_Given data_
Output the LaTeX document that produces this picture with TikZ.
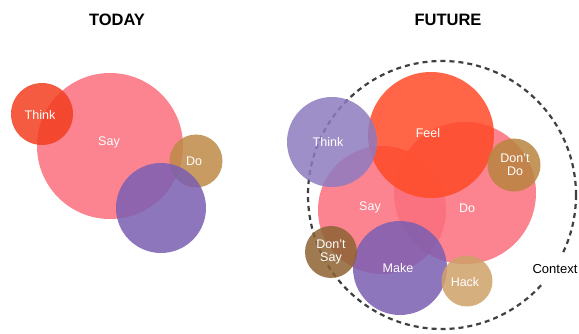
\documentclass[tikz,border=0pt]{standalone}
\usepackage{fontspec}
\setmainfont{Liberation Sans}
\begin{document}
\begin{tikzpicture}[x=1pt,y=-1pt,
  blob/.style={circle, draw=none, fill opacity=0.85, text opacity=1, text=white, inner sep=0pt, align=center},
  lbl/.style={text=white, font=\fontsize{12.5}{13.5}\selectfont, align=center},
  title/.style={font=\bfseries\fontsize{16.5}{18}\selectfont, text=black},
  ctx/.style={draw=black!75, line width=2.2pt, dash pattern=on 5pt off 4pt}]
\useasboundingbox (0,0) rectangle (579,334);
% colours
\definecolor{sayc}{HTML}{FA6E7C}
\definecolor{thinkl}{HTML}{F23E1E}
\definecolor{dol}{HTML}{BE8A48}
\definecolor{purp}{HTML}{7A5EB2}
\definecolor{feelc}{HTML}{FF4A26}
\definecolor{thinkr}{HTML}{8E7BC0}
\definecolor{dontdo}{HTML}{B9843F}
\definecolor{dontsay}{HTML}{8E6333}
\definecolor{hack}{HTML}{CFA168}
% titles
\node[title] (today) at (117,20) {TODAY};
\node[title] (future) at (448,20) {FUTURE};
% left panel
\node[blob, fill=sayc, minimum size=146pt] (lsay) at (110,146) {};
\node[blob, fill=thinkl, minimum size=62pt] (lthink) at (42,114) {};
\node[blob, fill=dol, minimum size=53pt] (ldo) at (196,161) {};
\node[blob, fill=purp, minimum size=90pt] (lpurp) at (161,208) {};
\node[lbl] (lsayt) at (109,142) {Say};
\node[lbl] (lthinkt) at (40,115) {Think};
\node[lbl] (ldot) at (194,161) {Do};
% right panel
\draw[ctx] (442,195) circle (134);
\node[blob, fill=sayc, minimum size=128pt] (rsay) at (382,210) {};
\node[blob, fill=sayc, minimum size=142pt] (rdo) at (465,193) {};
\node[blob, fill=feelc, minimum size=126pt] (rfeel) at (431,135) {};
\node[blob, fill=thinkr, minimum size=90pt] (rthink) at (332,142) {};
\node[blob, fill=dontdo, minimum size=53pt] (rdontdo) at (514,165) {};
\node[blob, fill=purp, minimum size=94pt] (rmake) at (400,268) {};
\node[blob, fill=dontsay, minimum size=52pt] (rdontsay) at (331,252) {};
\node[blob, fill=hack, minimum size=51pt] (rhack) at (467,281) {};
\node[lbl] (rsayt) at (370,207) {Say};
\node[lbl] (rdot) at (467,208) {Do};
\node[lbl] (rfeelt) at (428,133) {Feel};
\node[lbl] (rthinkt) at (328,142) {Think};
\node[lbl] (rdontdot) at (515,165) {Don't\\Do};
\node[lbl] (rmaket) at (398,268) {Make};
\node[lbl] (rdontsayt) at (331,252) {Don't\\Say};
\node[lbl] (rhackt) at (465,282) {Hack};
\node[fill=white, inner xsep=1pt, inner ysep=10pt, font=\fontsize{13}{14}\selectfont] (context) at (555,269) {Context};
\end{tikzpicture}
\end{document}
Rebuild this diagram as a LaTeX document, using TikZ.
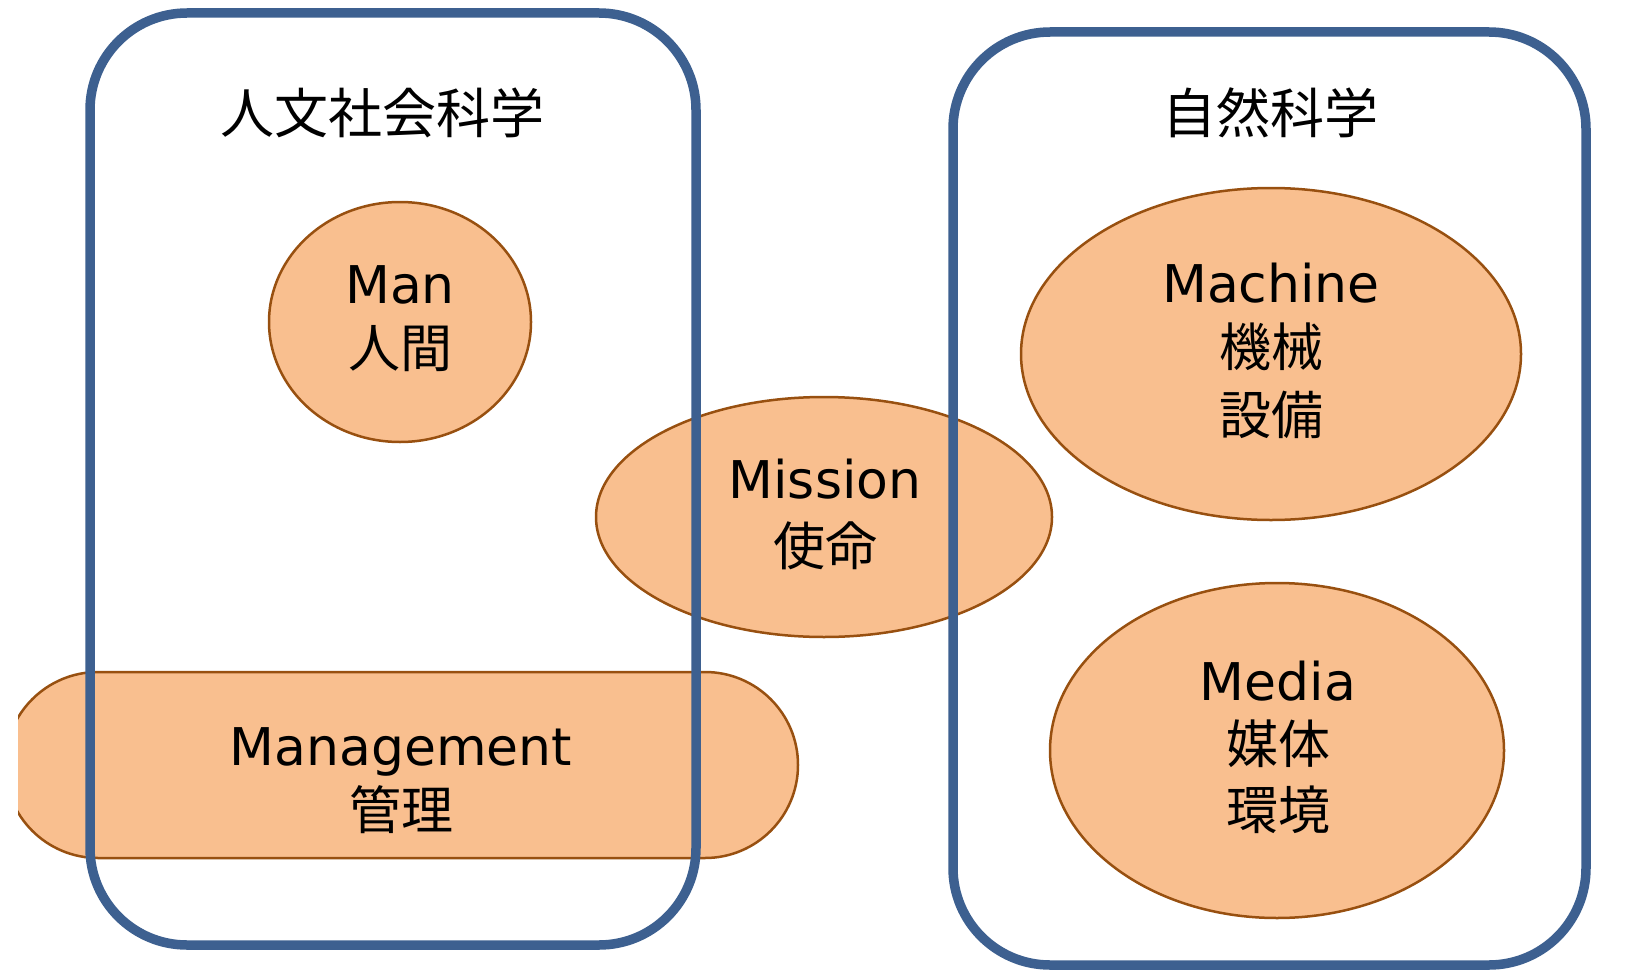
\documentclass[tikz,border=0pt]{standalone}
\usepackage{fontspec}
\setmainfont{DejaVu Sans}
\newfontfamily\cjk{Noto Sans CJK JP}
\usetikzlibrary{shapes.geometric}
\definecolor{boxblue}{HTML}{3D6090}
\definecolor{orfill}{HTML}{F9BF8F}
\definecolor{ordraw}{HTML}{985010}
\tikzset{
  blob/.style={ellipse, draw=ordraw, fill=orfill, line width=2.5pt, inner sep=0pt},
  fieldbox/.style={rectangle, draw=boxblue, line width=9.5pt, rounded corners=97pt, inner sep=0pt},
  lat/.style={anchor=base, inner sep=0pt, font=\fontsize{52}{60}\selectfont},
  kan/.style={anchor=base, inner sep=0pt, font=\cjk\fontsize{52}{60}\selectfont},
  head/.style={anchor=base, inner sep=0pt, font=\cjk\fontsize{54}{62}\selectfont}
}
\begin{document}
\begin{tikzpicture}[x=1pt,y=-1pt]
\useasboundingbox (0,0) rectangle (1640,971);
\fill[white] (0,0) rectangle (1640,971);
% orange shapes
\begin{scope}
\clip (18,0) rectangle (1640,971);
\node[draw=ordraw, fill=orfill, line width=2.5pt, rectangle, rounded corners=93pt,
      minimum width=793pt, minimum height=186pt, inner sep=0pt] (mgmt) at (401.5,765) {};
\end{scope}
\node[blob, minimum width=262pt, minimum height=240pt] (man) at (400,322) {};
\node[blob, minimum width=456pt, minimum height=240pt] (mission) at (824,517) {};
\node[blob, minimum width=500pt, minimum height=332pt] (machine) at (1271,354) {};
\node[blob, minimum width=454pt, minimum height=335pt] (media) at (1277,750.5) {};
% domain boxes
\node[fieldbox, minimum width=606pt, minimum height=932pt] (human) at (393,479) {};
\node[fieldbox, minimum width=633pt, minimum height=933pt] (nature) at (1269.5,498.5) {};
% headings
\node[head] (humant) at (382,133) {人文社会科学};
\node[head] (naturet) at (1270,133.5) {自然科学};
% labels
\node[lat] (man1) at (400,303) {Man};
\node[kan] (man2) at (400,367) {人間};
\node[lat] (mis1) at (825,498) {Mission};
\node[kan] (mis2) at (825,565) {使命};
\node[lat] (mac1) at (1271,302) {Machine};
\node[kan] (mac2) at (1271,366) {機械};
\node[kan] (mac3) at (1271,434) {設備};
\node[lat] (med1) at (1278,700) {Media};
\node[kan] (med2) at (1278,763) {媒体};
\node[kan] (med3) at (1278,829) {環境};
\node[lat] (mg1) at (401,765) {Management};
\node[kan] (mg2) at (401,829) {管理};
\end{tikzpicture}
\end{document}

_Your instructions_
Transcribe every entry word for word, but omit the pictures.

_Answer for the task_
Output the LaTeX document that produces this picture with TikZ.
\documentclass[tikz,border=0pt]{standalone}
\usepackage{fontspec}
\setmainfont{Liberation Sans}
\begin{document}
\begin{tikzpicture}[x=1pt,y=-1pt,
  blob/.style={circle, draw=none, fill opacity=0.85, text opacity=1, text=white, inner sep=0pt, align=center},
  lbl/.style={text=white, font=\fontsize{12.5}{13.5}\selectfont, align=center},
  title/.style={font=\bfseries\fontsize{16.5}{18}\selectfont, text=black},
  ctx/.style={draw=black!75, line width=2.2pt, dash pattern=on 5pt off 4pt}]
\useasboundingbox (0,0) rectangle (579,334);
% colours
\definecolor{sayc}{HTML}{FA6E7C}
\definecolor{thinkl}{HTML}{F23E1E}
\definecolor{dol}{HTML}{BE8A48}
\definecolor{purp}{HTML}{7A5EB2}
\definecolor{feelc}{HTML}{FF4A26}
\definecolor{thinkr}{HTML}{8E7BC0}
\definecolor{dontdo}{HTML}{B9843F}
\definecolor{dontsay}{HTML}{8E6333}
\definecolor{hack}{HTML}{CFA168}
% titles
\node[title] (today) at (117,20) {TODAY};
\node[title] (future) at (448,20) {FUTURE};
% left panel
\node[blob, fill=sayc, minimum size=146pt] (lsay) at (110,146) {};
\node[blob, fill=thinkl, minimum size=62pt] (lthink) at (42,114) {};
\node[blob, fill=dol, minimum size=53pt] (ldo) at (196,161) {};
\node[blob, fill=purp, minimum size=90pt] (lpurp) at (161,208) {};
\node[lbl] (lsayt) at (109,142) {Say};
\node[lbl] (lthinkt) at (40,115) {Think};
\node[lbl] (ldot) at (194,161) {Do};
% right panel
\draw[ctx] (442,195) circle (134);
\node[blob, fill=sayc, minimum size=128pt] (rsay) at (382,210) {};
\node[blob, fill=sayc, minimum size=142pt] (rdo) at (465,193) {};
\node[blob, fill=feelc, minimum size=126pt] (rfeel) at (431,135) {};
\node[blob, fill=thinkr, minimum size=90pt] (rthink) at (332,142) {};
\node[blob, fill=dontdo, minimum size=53pt] (rdontdo) at (514,165) {};
\node[blob, fill=purp, minimum size=94pt] (rmake) at (400,268) {};
\node[blob, fill=dontsay, minimum size=52pt] (rdontsay) at (331,252) {};
\node[blob, fill=hack, minimum size=51pt] (rhack) at (467,281) {};
\node[lbl] (rsayt) at (370,207) {Say};
\node[lbl] (rdot) at (467,208) {Do};
\node[lbl] (rfeelt) at (428,133) {Feel};
\node[lbl] (rthinkt) at (328,142) {Think};
\node[lbl] (rdontdot) at (515,165) {Don't\\Do};
\node[lbl] (rmaket) at (398,268) {Make};
\node[lbl] (rdontsayt) at (331,252) {Don't\\Say};
\node[lbl] (rhackt) at (465,282) {Hack};
\node[fill=white, inner xsep=1pt, inner ysep=10pt, font=\fontsize{13}{14}\selectfont] (context) at (555,269) {Context};
\end{tikzpicture}
\end{document}
Rebuild this diagram as a LaTeX document, using TikZ.
\documentclass[tikz,border=0pt]{standalone}
\usepackage{fontspec}
\setmainfont{DejaVu Sans}
\newfontfamily\cjk{Noto Sans CJK JP}
\usetikzlibrary{shapes.geometric}
\definecolor{boxblue}{HTML}{3D6090}
\definecolor{orfill}{HTML}{F9BF8F}
\definecolor{ordraw}{HTML}{985010}
\tikzset{
  blob/.style={ellipse, draw=ordraw, fill=orfill, line width=2.5pt, inner sep=0pt},
  fieldbox/.style={rectangle, draw=boxblue, line width=9.5pt, rounded corners=97pt, inner sep=0pt},
  lat/.style={anchor=base, inner sep=0pt, font=\fontsize{52}{60}\selectfont},
  kan/.style={anchor=base, inner sep=0pt, font=\cjk\fontsize{52}{60}\selectfont},
  head/.style={anchor=base, inner sep=0pt, font=\cjk\fontsize{54}{62}\selectfont}
}
\begin{document}
\begin{tikzpicture}[x=1pt,y=-1pt]
\useasboundingbox (0,0) rectangle (1640,971);
\fill[white] (0,0) rectangle (1640,971);
% orange shapes
\begin{scope}
\clip (18,0) rectangle (1640,971);
\node[draw=ordraw, fill=orfill, line width=2.5pt, rectangle, rounded corners=93pt,
      minimum width=793pt, minimum height=186pt, inner sep=0pt] (mgmt) at (401.5,765) {};
\end{scope}
\node[blob, minimum width=262pt, minimum height=240pt] (man) at (400,322) {};
\node[blob, minimum width=456pt, minimum height=240pt] (mission) at (824,517) {};
\node[blob, minimum width=500pt, minimum height=332pt] (machine) at (1271,354) {};
\node[blob, minimum width=454pt, minimum height=335pt] (media) at (1277,750.5) {};
% domain boxes
\node[fieldbox, minimum width=606pt, minimum height=932pt] (human) at (393,479) {};
\node[fieldbox, minimum width=633pt, minimum height=933pt] (nature) at (1269.5,498.5) {};
% headings
\node[head] (humant) at (382,133) {人文社会科学};
\node[head] (naturet) at (1270,133.5) {自然科学};
% labels
\node[lat] (man1) at (400,303) {Man};
\node[kan] (man2) at (400,367) {人間};
\node[lat] (mis1) at (825,498) {Mission};
\node[kan] (mis2) at (825,565) {使命};
\node[lat] (mac1) at (1271,302) {Machine};
\node[kan] (mac2) at (1271,366) {機械};
\node[kan] (mac3) at (1271,434) {設備};
\node[lat] (med1) at (1278,700) {Media};
\node[kan] (med2) at (1278,763) {媒体};
\node[kan] (med3) at (1278,829) {環境};
\node[lat] (mg1) at (401,765) {Management};
\node[kan] (mg2) at (401,829) {管理};
\end{tikzpicture}
\end{document}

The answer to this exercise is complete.